DATA BLOCK:
—————

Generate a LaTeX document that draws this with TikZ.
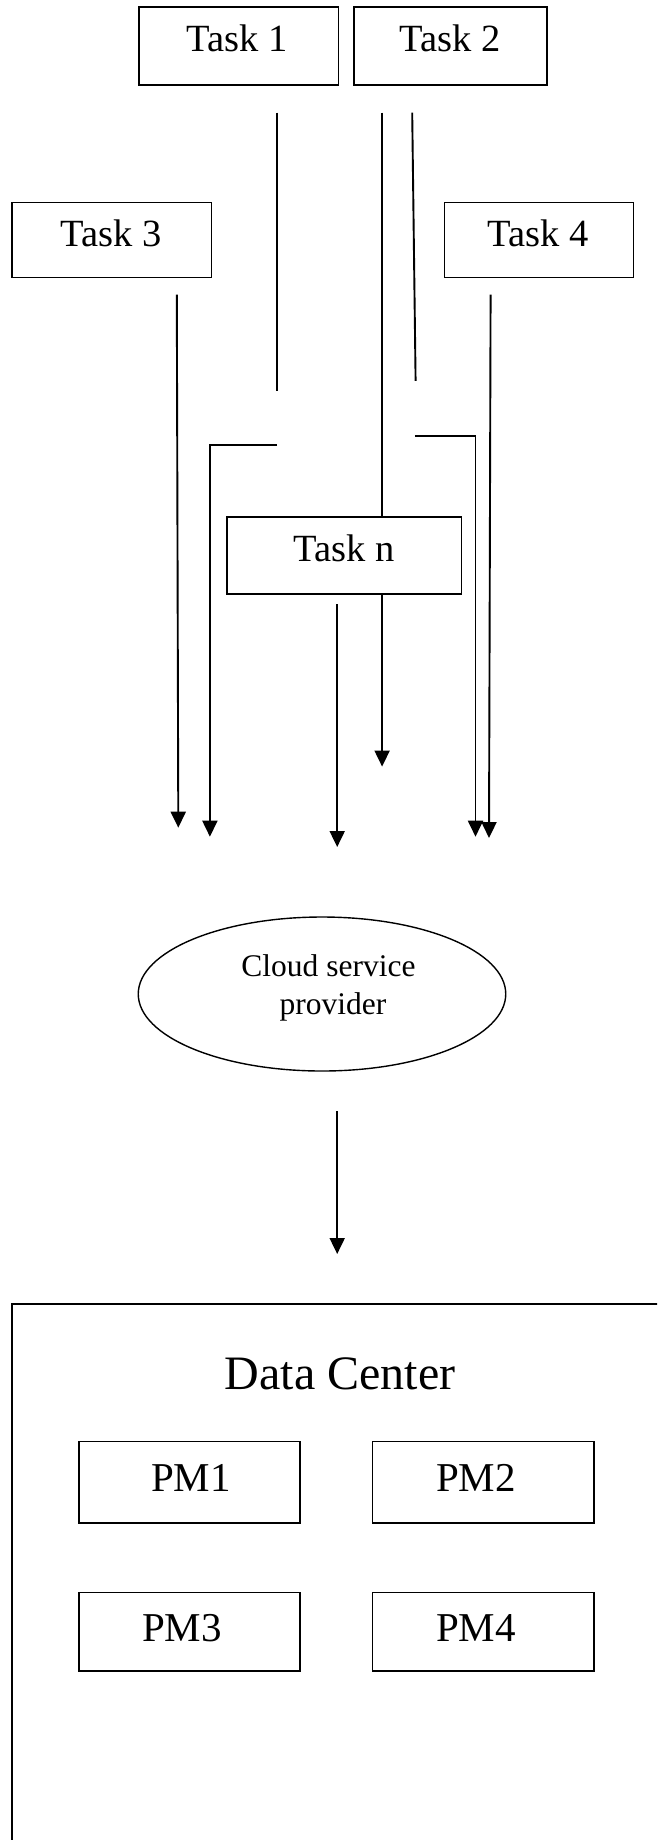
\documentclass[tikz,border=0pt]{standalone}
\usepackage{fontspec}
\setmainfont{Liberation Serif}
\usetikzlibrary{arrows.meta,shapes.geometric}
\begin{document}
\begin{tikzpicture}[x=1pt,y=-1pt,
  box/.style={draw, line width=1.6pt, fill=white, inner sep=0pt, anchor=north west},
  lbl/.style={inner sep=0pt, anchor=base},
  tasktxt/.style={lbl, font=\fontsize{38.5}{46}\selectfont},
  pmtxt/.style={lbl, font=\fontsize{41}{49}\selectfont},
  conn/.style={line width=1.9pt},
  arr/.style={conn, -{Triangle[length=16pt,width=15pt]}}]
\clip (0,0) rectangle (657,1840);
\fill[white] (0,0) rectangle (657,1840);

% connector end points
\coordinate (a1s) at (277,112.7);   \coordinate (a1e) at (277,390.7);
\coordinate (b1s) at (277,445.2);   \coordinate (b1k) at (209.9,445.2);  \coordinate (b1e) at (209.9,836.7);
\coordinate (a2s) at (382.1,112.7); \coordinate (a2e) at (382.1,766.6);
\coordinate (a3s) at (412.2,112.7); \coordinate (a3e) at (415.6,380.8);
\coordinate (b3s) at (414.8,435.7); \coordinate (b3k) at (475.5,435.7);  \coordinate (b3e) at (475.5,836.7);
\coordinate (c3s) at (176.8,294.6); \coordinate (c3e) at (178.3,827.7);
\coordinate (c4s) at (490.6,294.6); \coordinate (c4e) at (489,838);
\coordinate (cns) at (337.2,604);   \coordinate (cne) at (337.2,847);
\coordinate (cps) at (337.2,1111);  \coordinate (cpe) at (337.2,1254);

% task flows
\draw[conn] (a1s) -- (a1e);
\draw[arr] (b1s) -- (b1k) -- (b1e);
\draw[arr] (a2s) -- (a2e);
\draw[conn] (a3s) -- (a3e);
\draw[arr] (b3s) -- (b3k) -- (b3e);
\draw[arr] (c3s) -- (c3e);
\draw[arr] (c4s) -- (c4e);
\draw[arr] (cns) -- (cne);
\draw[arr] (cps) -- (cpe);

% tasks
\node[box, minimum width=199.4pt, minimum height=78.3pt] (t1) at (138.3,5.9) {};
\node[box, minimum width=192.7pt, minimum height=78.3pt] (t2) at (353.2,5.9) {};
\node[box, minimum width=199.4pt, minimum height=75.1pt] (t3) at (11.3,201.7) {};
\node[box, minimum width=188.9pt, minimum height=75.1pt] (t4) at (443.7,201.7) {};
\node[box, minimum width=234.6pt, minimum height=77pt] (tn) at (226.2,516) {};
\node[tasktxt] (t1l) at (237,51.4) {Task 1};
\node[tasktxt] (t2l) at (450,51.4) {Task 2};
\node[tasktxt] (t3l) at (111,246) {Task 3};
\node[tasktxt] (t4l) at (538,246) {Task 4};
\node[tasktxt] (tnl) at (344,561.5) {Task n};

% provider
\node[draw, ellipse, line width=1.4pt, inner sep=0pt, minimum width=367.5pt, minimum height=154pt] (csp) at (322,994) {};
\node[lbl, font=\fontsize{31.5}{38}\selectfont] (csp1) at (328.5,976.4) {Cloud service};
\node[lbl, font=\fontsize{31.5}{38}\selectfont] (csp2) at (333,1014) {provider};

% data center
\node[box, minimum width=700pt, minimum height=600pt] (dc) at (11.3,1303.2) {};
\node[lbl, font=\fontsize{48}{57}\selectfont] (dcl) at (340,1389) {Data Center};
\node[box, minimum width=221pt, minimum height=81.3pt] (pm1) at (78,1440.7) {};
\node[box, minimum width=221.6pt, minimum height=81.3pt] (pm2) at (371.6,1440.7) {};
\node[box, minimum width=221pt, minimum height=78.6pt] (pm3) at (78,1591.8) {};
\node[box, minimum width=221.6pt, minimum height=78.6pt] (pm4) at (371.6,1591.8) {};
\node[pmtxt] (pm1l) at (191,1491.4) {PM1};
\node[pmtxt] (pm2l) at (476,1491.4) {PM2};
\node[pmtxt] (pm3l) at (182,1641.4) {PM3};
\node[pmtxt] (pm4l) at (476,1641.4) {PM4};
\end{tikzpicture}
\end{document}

—————

WHAT YOU SHOULD DO:
Pictures excluded, quote all the data above exactly.

EXERCISE OUTPUT:
Generate a LaTeX document that draws this with TikZ.
\documentclass[tikz,border=0pt]{standalone}
\usepackage{fontspec}
\setmainfont{Liberation Serif}
\usetikzlibrary{arrows.meta,shapes.geometric}
\begin{document}
\begin{tikzpicture}[x=1pt,y=-1pt,
  box/.style={draw, line width=1.6pt, fill=white, inner sep=0pt, anchor=north west},
  lbl/.style={inner sep=0pt, anchor=base},
  tasktxt/.style={lbl, font=\fontsize{38.5}{46}\selectfont},
  pmtxt/.style={lbl, font=\fontsize{41}{49}\selectfont},
  conn/.style={line width=1.9pt},
  arr/.style={conn, -{Triangle[length=16pt,width=15pt]}}]
\clip (0,0) rectangle (657,1840);
\fill[white] (0,0) rectangle (657,1840);

% connector end points
\coordinate (a1s) at (277,112.7);   \coordinate (a1e) at (277,390.7);
\coordinate (b1s) at (277,445.2);   \coordinate (b1k) at (209.9,445.2);  \coordinate (b1e) at (209.9,836.7);
\coordinate (a2s) at (382.1,112.7); \coordinate (a2e) at (382.1,766.6);
\coordinate (a3s) at (412.2,112.7); \coordinate (a3e) at (415.6,380.8);
\coordinate (b3s) at (414.8,435.7); \coordinate (b3k) at (475.5,435.7);  \coordinate (b3e) at (475.5,836.7);
\coordinate (c3s) at (176.8,294.6); \coordinate (c3e) at (178.3,827.7);
\coordinate (c4s) at (490.6,294.6); \coordinate (c4e) at (489,838);
\coordinate (cns) at (337.2,604);   \coordinate (cne) at (337.2,847);
\coordinate (cps) at (337.2,1111);  \coordinate (cpe) at (337.2,1254);

% task flows
\draw[conn] (a1s) -- (a1e);
\draw[arr] (b1s) -- (b1k) -- (b1e);
\draw[arr] (a2s) -- (a2e);
\draw[conn] (a3s) -- (a3e);
\draw[arr] (b3s) -- (b3k) -- (b3e);
\draw[arr] (c3s) -- (c3e);
\draw[arr] (c4s) -- (c4e);
\draw[arr] (cns) -- (cne);
\draw[arr] (cps) -- (cpe);

% tasks
\node[box, minimum width=199.4pt, minimum height=78.3pt] (t1) at (138.3,5.9) {};
\node[box, minimum width=192.7pt, minimum height=78.3pt] (t2) at (353.2,5.9) {};
\node[box, minimum width=199.4pt, minimum height=75.1pt] (t3) at (11.3,201.7) {};
\node[box, minimum width=188.9pt, minimum height=75.1pt] (t4) at (443.7,201.7) {};
\node[box, minimum width=234.6pt, minimum height=77pt] (tn) at (226.2,516) {};
\node[tasktxt] (t1l) at (237,51.4) {Task 1};
\node[tasktxt] (t2l) at (450,51.4) {Task 2};
\node[tasktxt] (t3l) at (111,246) {Task 3};
\node[tasktxt] (t4l) at (538,246) {Task 4};
\node[tasktxt] (tnl) at (344,561.5) {Task n};

% provider
\node[draw, ellipse, line width=1.4pt, inner sep=0pt, minimum width=367.5pt, minimum height=154pt] (csp) at (322,994) {};
\node[lbl, font=\fontsize{31.5}{38}\selectfont] (csp1) at (328.5,976.4) {Cloud service};
\node[lbl, font=\fontsize{31.5}{38}\selectfont] (csp2) at (333,1014) {provider};

% data center
\node[box, minimum width=700pt, minimum height=600pt] (dc) at (11.3,1303.2) {};
\node[lbl, font=\fontsize{48}{57}\selectfont] (dcl) at (340,1389) {Data Center};
\node[box, minimum width=221pt, minimum height=81.3pt] (pm1) at (78,1440.7) {};
\node[box, minimum width=221.6pt, minimum height=81.3pt] (pm2) at (371.6,1440.7) {};
\node[box, minimum width=221pt, minimum height=78.6pt] (pm3) at (78,1591.8) {};
\node[box, minimum width=221.6pt, minimum height=78.6pt] (pm4) at (371.6,1591.8) {};
\node[pmtxt] (pm1l) at (191,1491.4) {PM1};
\node[pmtxt] (pm2l) at (476,1491.4) {PM2};
\node[pmtxt] (pm3l) at (182,1641.4) {PM3};
\node[pmtxt] (pm4l) at (476,1641.4) {PM4};
\end{tikzpicture}
\end{document}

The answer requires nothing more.